Visiting Villa Necchi Campiglio – now part of the circuit of Milanese house-museums along with the Museo Poldi Pezzoli, the Museo Bagatti Valsecchi and the Casa Boschi-Di Stefano – is a bit like travelling back in time yet not so far back as to have been forgotten, even though the grandiose lifestyle that the family enjoyed might seem to hail from a more distant moment in time. It is, however, in the furniture and the furnishings, the objects and the decoration, that are presented before us that we may enjoy a sort of living testimony to a house that had been so very intensely lived in up to just a few years ago. Gigina Campiglio Necchi lived there until her death in 2001.
The historic and artistic worth of the Villa does not only consist in these aforementioned facts. The Villa is home to the Claudia Gian Ferrari collection, an extraordinary catalogue of 44 superb works of art from the Twentieth century in Italy, from Arturo Martini to Giorgio Morandi and from Giorgio de Chirico to Mario Sironi, that the great collector (who died in 2010) had destined as a permanent loan and, in her will, as the property of the FAI, entrusting the Foundation with the responsibility to protect and enable such a hugely important collection to be known to future generations.

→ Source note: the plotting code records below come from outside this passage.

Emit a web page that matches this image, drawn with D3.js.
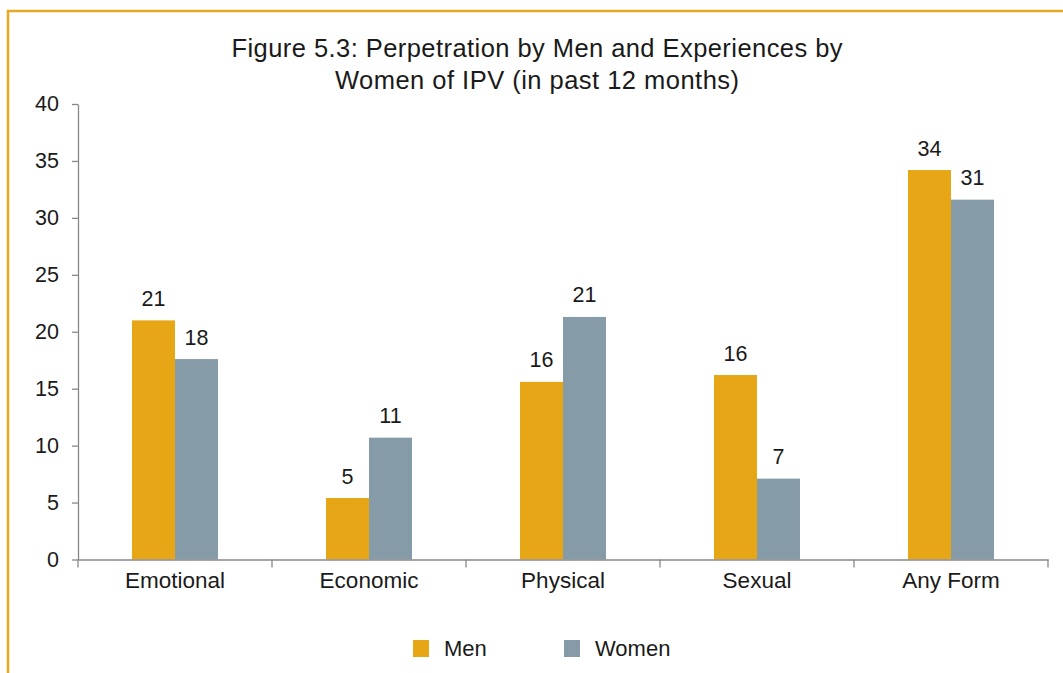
<!DOCTYPE html>
<html><head><meta charset="utf-8">
<script src="https://cdn.jsdelivr.net/npm/d3@7"></script>
<style>
body{margin:0;background:#fff;}
svg{display:block;font-family:"Liberation Sans",Arial,Helvetica,sans-serif;}
</style></head>
<body>
<script>
const categories = ["Emotional","Economic","Physical","Sexual","Any Form"];
const seriesNames = ["Men","Women"];
const menValues = [21.0, 5.4, 15.6, 16.2, 34.2];
const womenValues = [17.6, 10.7, 21.3, 7.1, 31.6];
const menLabels = ["21","5","16","16","34"];
const womenLabels = ["18","11","21","7","31"];
const yTicks = [0,5,10,15,20,25,30,35,40];
const titleLines = ["Figure 5.3: Perpetration by Men and Experiences by","Women of IPV (in past 12 months)"];
const colors = ["#E6A615","#859CA8"];

const W = 1063, H = 673;
const txt = "#1a1a1a";
const svg = d3.select("body").append("svg").attr("width",W).attr("height",H);

// frame
svg.append("path").attr("d","M8,673 L8,11 L1063,11").attr("fill","none")
  .attr("stroke","#E8A822").attr("stroke-width",2.5);

const x0 = d3.scaleBand().domain(categories).range([78,1048]);
const x1 = d3.scaleBand().domain(seriesNames).range([0,86]);
const y = d3.scaleLinear().domain([0,40]).range([559.5,104]);

// title
const titleWidths = [611, 404];
svg.append("g").selectAll("text").data(titleLines).join("text")
  .attr("x",537).attr("y",(d,i)=>57+i*32).attr("text-anchor","middle")
  .attr("font-size",25.5).attr("fill",txt)
  .attr("textLength",(d,i)=>titleWidths[i]).attr("lengthAdjust","spacing")
  .text(d=>d);

const data = categories.map((c,i)=>({c, vals:[
  {s:"Men",v:menValues[i],l:menLabels[i]},
  {s:"Women",v:womenValues[i],l:womenLabels[i]}]}));

const g = svg.append("g");
const grp = g.selectAll("g.cat").data(data).join("g")
  .attr("transform",d=>`translate(${x0(d.c)+x0.bandwidth()/2-43},0)`);
grp.selectAll("rect").data(d=>d.vals).join("rect")
  .attr("x",d=>x1(d.s)).attr("width",x1.bandwidth())
  .attr("y",d=>y(d.v)).attr("height",d=>y(0)-y(d.v))
  .attr("fill",(d,i)=>colors[i]);
grp.selectAll("text").data(d=>d.vals).join("text")
  .attr("x",d=>x1(d.s)+x1.bandwidth()/2).attr("y",d=>y(d.v)-14.5)
  .attr("text-anchor","middle").attr("font-size",21.5).attr("fill",txt)
  .text(d=>d.l);

// y axis
const ya = svg.append("g").attr("transform","translate(78,0)")
  .call(d3.axisLeft(y).tickValues(yTicks).tickSize(6).tickPadding(13).tickSizeOuter(0));
ya.select(".domain").attr("stroke","#888").attr("stroke-width",1.3);
ya.selectAll(".tick line").attr("stroke","#888").attr("stroke-width",1.3);
ya.selectAll(".tick text").attr("font-size",21.5).attr("fill",txt)
  .attr("font-family","Liberation Sans, Arial, sans-serif");

// x axis
const xa = svg.append("g").attr("transform",`translate(0,${y(0)})`)
  .call(d3.axisBottom(x0).tickSize(0).tickPadding(13));
xa.select(".domain").attr("stroke","#888").attr("stroke-width",1.3);
xa.selectAll(".tick text").attr("font-size",22.5).attr("fill",txt)
  .attr("font-family","Liberation Sans, Arial, sans-serif");
// boundary ticks
const bounds = categories.map(c=>x0(c)).concat([x0.range()[1]]);
svg.append("g").selectAll("line").data(bounds).join("line")
  .attr("x1",d=>d).attr("x2",d=>d).attr("y1",y(0)).attr("y2",y(0)+8)
  .attr("stroke","#888").attr("stroke-width",1.3);

// legend
const legX = [413,564];
const lg = svg.append("g").selectAll("g").data(seriesNames).join("g")
  .attr("transform",(d,i)=>`translate(${legX[i]},640)`);
lg.append("rect").attr("width",16).attr("height",17).attr("fill",(d,i)=>colors[i]);
lg.append("text").attr("x",31).attr("y",16).attr("font-size",22).attr("fill",txt)
  .text(d=>d);
</script>
</body></html>
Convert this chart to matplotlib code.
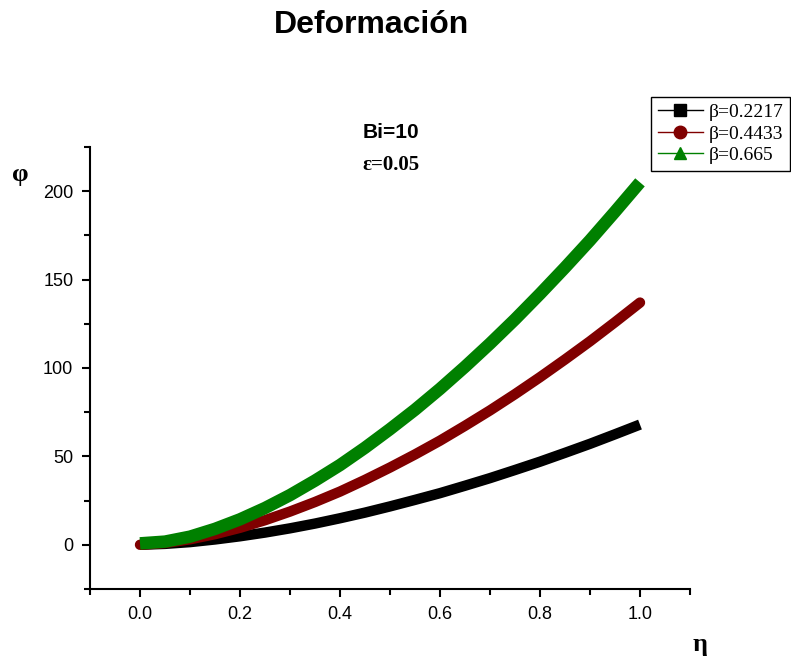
import numpy as np
import matplotlib.pyplot as plt
from matplotlib.lines import Line2D
from matplotlib.ticker import MultipleLocator

eta = [0.0, 0.05, 0.1, 0.15, 0.2, 0.25, 0.3, 0.35, 0.4, 0.45, 0.5,
       0.55, 0.6, 0.65, 0.7, 0.75, 0.8, 0.85, 0.9, 0.95, 1.0]
phi_b1 = [0.0, 0.5, 1.5, 3.0, 4.8, 6.9, 9.3, 12.0, 15.0, 18.2, 21.7,
          25.4, 29.2, 33.4, 37.7, 42.3, 47.0, 52.0, 57.1, 62.5, 68.0]
phi_b2 = [0.0, 1.0, 3.1, 6.0, 9.6, 13.9, 18.8, 24.2, 30.1, 36.7, 43.7,
          51.1, 58.9, 67.3, 76.0, 85.2, 94.8, 104.8, 115.1, 125.9, 137.0]
phi_b3 = [0.8, 1.8, 4.6, 9.0, 14.4, 20.8, 28.1, 36.3, 45.1, 54.9, 65.4,
          76.4, 88.2, 100.7, 113.8, 127.5, 141.9, 156.8, 172.2, 188.4, 205.0]
labels = ['β=0.2217', 'β=0.4433', 'β=0.665']
colors = ['black', '#800000', '#008000']
markers = ['s', 'o', '^']

sans = 'Liberation Sans'
serif = 'Liberation Serif'

fig = plt.figure(figsize=(7.91, 6.58), dpi=100)
ax = fig.add_axes([0.1138, 0.1049, 0.7585, 0.6717])

ax.plot(eta, phi_b1, color=colors[0], lw=7.5, solid_capstyle='butt')
ax.plot(eta, phi_b2, color=colors[1], lw=7.5, solid_capstyle='round')
ax.plot(eta, phi_b3, color=colors[2], lw=9, solid_capstyle='butt')

ax.set_xlim(-0.1, 1.1)
ax.set_ylim(-25, 225)
ax.xaxis.set_minor_locator(MultipleLocator(0.1))
ax.yaxis.set_minor_locator(MultipleLocator(25))
ax.set_xticks([0.0, 0.2, 0.4, 0.6, 0.8, 1.0])
ax.set_xticklabels(['0.0', '0.2', '0.4', '0.6', '0.8', '1.0'])
ax.set_yticks([0, 50, 100, 150, 200])

for s in ['top', 'right']:
    ax.spines[s].set_visible(False)
for s in ['left', 'bottom']:
    ax.spines[s].set_linewidth(1.5)
ax.tick_params(which='major', direction='out', length=6, width=1.5,
               labelsize=13, pad=6)
ax.tick_params(which='minor', direction='out', length=4, width=1.5)
for t in ax.get_xticklabels() + ax.get_yticklabels():
    t.set_fontfamily(sans)

fig.text(0.470, 0.962, 'Deformación', ha='center', va='center',
         fontsize=23, fontweight='bold', family=sans)
fig.text(0.494, 0.799, 'Bi=10', ha='center', va='center',
         fontsize=15, fontweight='bold', family=sans)
fig.text(0.494, 0.750, 'ε=0.05', ha='center', va='center',
         fontsize=15, fontweight='bold', family=serif)
fig.text(0.026, 0.735, 'φ', ha='center', va='center',
         fontsize=19, fontweight='bold', family=serif)
fig.text(0.885, 0.02, 'η', ha='center', va='center',
         fontsize=19, fontweight='bold', family=serif)

handles = [Line2D([], [], color=c, marker=m, markersize=9, lw=1)
           for c, m in zip(colors, markers)]
leg = fig.legend(handles, labels, loc='upper right',
                 bbox_to_anchor=(0.999, 0.853), borderaxespad=0,
                 fancybox=False, edgecolor='black', framealpha=1,
                 prop={'family': serif, 'size': 14}, handlelength=2.3,
                 handletextpad=0.3, labelspacing=0.2, borderpad=0.35)
leg.get_frame().set_linewidth(1)

fig.savefig('out.png', dpi=100)
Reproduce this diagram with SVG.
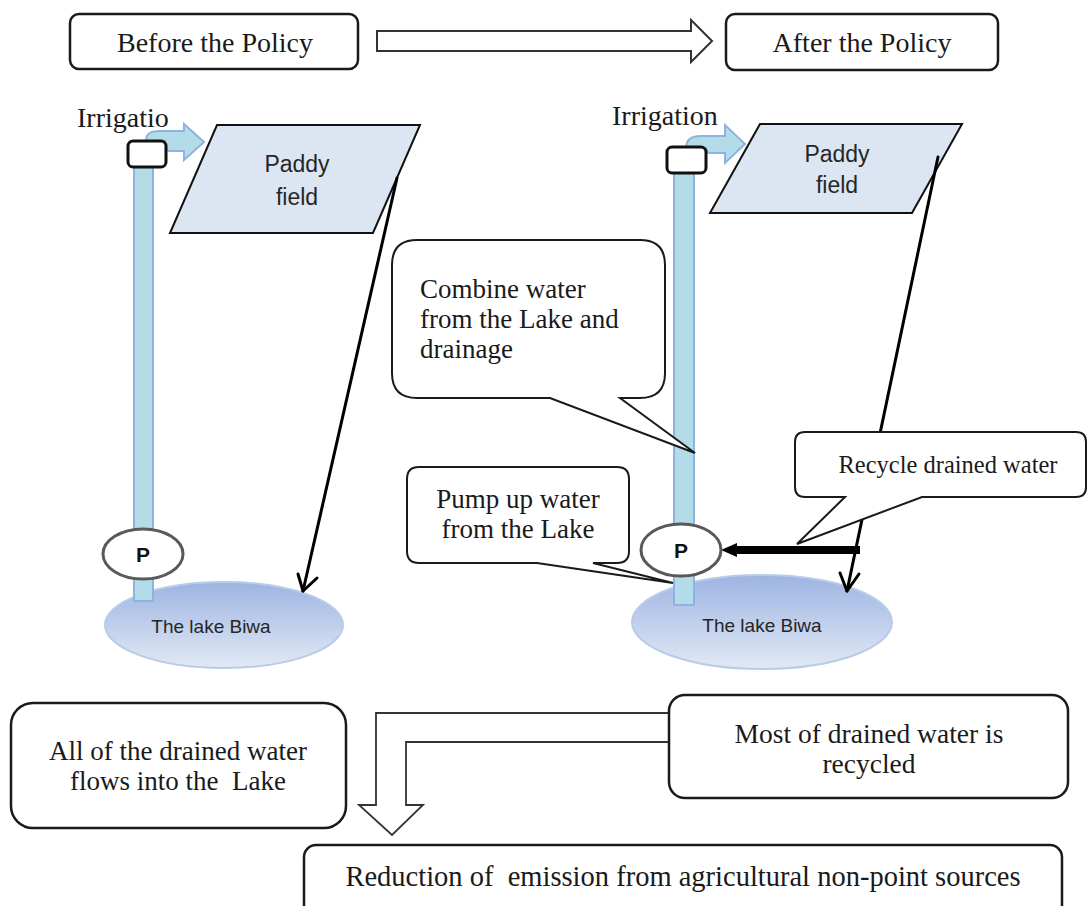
<svg xmlns="http://www.w3.org/2000/svg" width="1088" height="906" viewBox="0 0 1088 906">
<defs>
<linearGradient id="lake" x1="0" y1="0" x2="0" y2="1">
<stop offset="0" stop-color="#9db4e2"/>
<stop offset="1" stop-color="#e2e9f5"/>
</linearGradient>
<style>
.box{fill:#fff;stroke:#1a1a1a;stroke-width:2.5}
.call{fill:#fff;stroke:#1a1a1a;stroke-width:2}
.serif{font-family:"Liberation Serif","Times New Roman",serif;fill:#1a1a1a}
.sans{font-family:"Liberation Sans",Arial,sans-serif;fill:#262626}
.paddy{fill:#dce6f2;stroke:#111;stroke-width:2}
.pipe{fill:#b4dbe8;stroke:#8db3e2;stroke-width:2}
.valve{fill:#fff;stroke:#111;stroke-width:3}
.pump{fill:#fff;stroke:#595959;stroke-width:3}
.lake{fill:url(#lake);stroke:#b8cbe9;stroke-width:2}
.flow{fill:none;stroke:#000;stroke-width:3;stroke-linecap:round;stroke-linejoin:round}
.block{fill:#fff;stroke:#333;stroke-width:2}
</style>
</defs>

<g id="before-policy">
<rect class="box" x="70" y="14" width="288" height="55" rx="9"/>
<text class="serif" x="215" y="52" font-size="28" text-anchor="middle">Before the Policy</text>
</g>
<g id="after-policy">
<rect class="box" x="726" y="14" width="272" height="56" rx="9"/>
<text class="serif" x="862" y="52" font-size="28" text-anchor="middle">After the Policy</text>
</g>

<g id="left-lake">
<ellipse class="lake" cx="224" cy="625" rx="119" ry="43"/>
<text class="sans" x="211" y="633" font-size="19" text-anchor="middle">The lake Biwa</text>
</g>
<g id="right-lake">
<ellipse class="lake" cx="762" cy="622" rx="130" ry="47"/>
<text class="sans" x="762" y="632" font-size="19" text-anchor="middle">The lake Biwa</text>
</g>

<g id="left-irrigation">
<rect class="pipe" x="134" y="166" width="19" height="435"/>
<path class="pipe" d="M146 141 C146 133 151 131 160 131 L184 131 L184 124 L204 142 L184 160 L184 151 L169 151 C166 151 165 148 165 141 Z"/>
<rect class="valve" x="128" y="141" width="38" height="26" rx="5"/>
<text class="serif" x="77" y="127" font-size="28">Irrigatio</text>
</g>
<g id="right-irrigation">
<rect class="pipe" x="674" y="172" width="20" height="433"/>
<path class="pipe" d="M686 148 C686 139 692 136 701 136 L725 136 L725 125 L745 144 L725 163 L725 153 L710 153 C707 153 706 151 706 148 Z"/>
<rect class="valve" x="667" y="147" width="39" height="26" rx="5"/>
<text class="serif" x="612" y="125" font-size="28">Irrigation</text>
</g>

<g id="left-paddy">
<polygon class="paddy" points="217,125 420,125 373,233 170,233"/>
<text class="sans" x="297" y="172" font-size="23" text-anchor="middle">Paddy</text>
<text class="sans" x="297" y="205" font-size="23" text-anchor="middle">field</text>
</g>
<g id="right-paddy">
<polygon class="paddy" points="760,124 962,124 912,213 710,213"/>
<text class="sans" x="837" y="162" font-size="23" text-anchor="middle">Paddy</text>
<text class="sans" x="837" y="193" font-size="23" text-anchor="middle">field</text>
</g>

<g id="connectors">
<polyline class="flow" points="397,178 303,591"/>
<polyline class="flow" points="298,574 303,591 317,578"/>
<polyline class="flow" points="938,157 847,591"/>
<polyline class="flow" points="840,573 847,591 859,574"/>
<line x1="860" y1="550" x2="734" y2="550" stroke="#000" stroke-width="8"/>
<polygon points="737,543 721,550 737,557" fill="#000"/>
<polygon class="block" points="377,31 691,31 691,20 712,41 691,62 691,51 377,51"/>
<path d="M670 713 H376 V805 H359 L392 835 L423 805 H406 V742 H670" fill="#fff" stroke="#333" stroke-width="1.8"/>
</g>

<g id="left-pump">
<ellipse class="pump" cx="143" cy="554" rx="40" ry="25"/>
<text x="143" y="562" font-family="Liberation Sans,Arial,sans-serif" font-weight="bold" font-size="21" text-anchor="middle" fill="#111">P</text>
</g>
<g id="right-pump">
<ellipse class="pump" cx="681" cy="550" rx="40" ry="26"/>
<text x="681" y="558" font-family="Liberation Sans,Arial,sans-serif" font-weight="bold" font-size="21" text-anchor="middle" fill="#111">P</text>
</g>

<g id="callout-combine">
<path class="call" d="M417 240 H640 Q665 240 665 265 V373 Q665 398 640 398 H620 L695 453 L550 398 H417 Q392 398 392 373 V265 Q392 240 417 240 Z"/>
<text class="serif" x="420" y="298" font-size="27">Combine water</text>
<text class="serif" x="420" y="328" font-size="27">from the Lake and</text>
<text class="serif" x="420" y="358" font-size="27">drainage</text>
</g>
<g id="callout-pump">
<path class="call" d="M419 467 H617 Q629 467 629 479 V551 Q629 563 617 563 H593 L673 583 L537 563 H419 Q407 563 407 551 V479 Q407 467 419 467 Z"/>
<text class="serif" x="518" y="508" font-size="27" text-anchor="middle">Pump up water</text>
<text class="serif" x="518" y="538" font-size="27" text-anchor="middle">from the Lake</text>
</g>
<g id="callout-recycle">
<path class="call" d="M805 432 H1076 Q1086 432 1086 442 V487 Q1086 497 1076 497 H922 L797 544 L845 497 H805 Q795 497 795 487 V442 Q795 432 805 432 Z"/>
<text class="serif" x="948" y="473" font-size="24.5" text-anchor="middle">Recycle drained water</text>
</g>

<g id="all-drained">
<rect class="box" x="11" y="703" width="335" height="125" rx="22"/>
<text class="serif" x="178" y="760" font-size="27" text-anchor="middle">All of the drained water</text>
<text class="serif" x="178" y="790" font-size="27" text-anchor="middle" xml:space="preserve">flows into the  Lake</text>
</g>
<g id="most-recycled">
<rect class="box" x="669" y="695" width="399" height="103" rx="16"/>
<text class="serif" x="869" y="743" font-size="27.5" text-anchor="middle">Most of drained water is</text>
<text class="serif" x="869" y="773" font-size="27.5" text-anchor="middle">recycled</text>
</g>
<g id="reduction">
<rect class="box" x="304" y="845" width="758" height="85" rx="12"/>
<text class="serif" x="683" y="886" font-size="28.5" text-anchor="middle" xml:space="preserve">Reduction of  emission from agricultural non-point sources</text>
</g>
</svg>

The Villa also houses, on the first floor, the Alighiero and Emilietta de’ Micheli Collection, a complete reconstruction of the drawing room of the famous Lombard businessman and collector, with paintings by the likes of Canaletto, Tiepolo, Marieschi and Rosalba Carriera, as well as precious porcelain and Lombard maiolica, a collection of miniatures by Jean Baptiste Isabey and important Italian and French furniture from the Eighteenth century.
The Villa is as active today as ever it has been with a whole host of organised events that continue to attract extraordinary donations of works of art.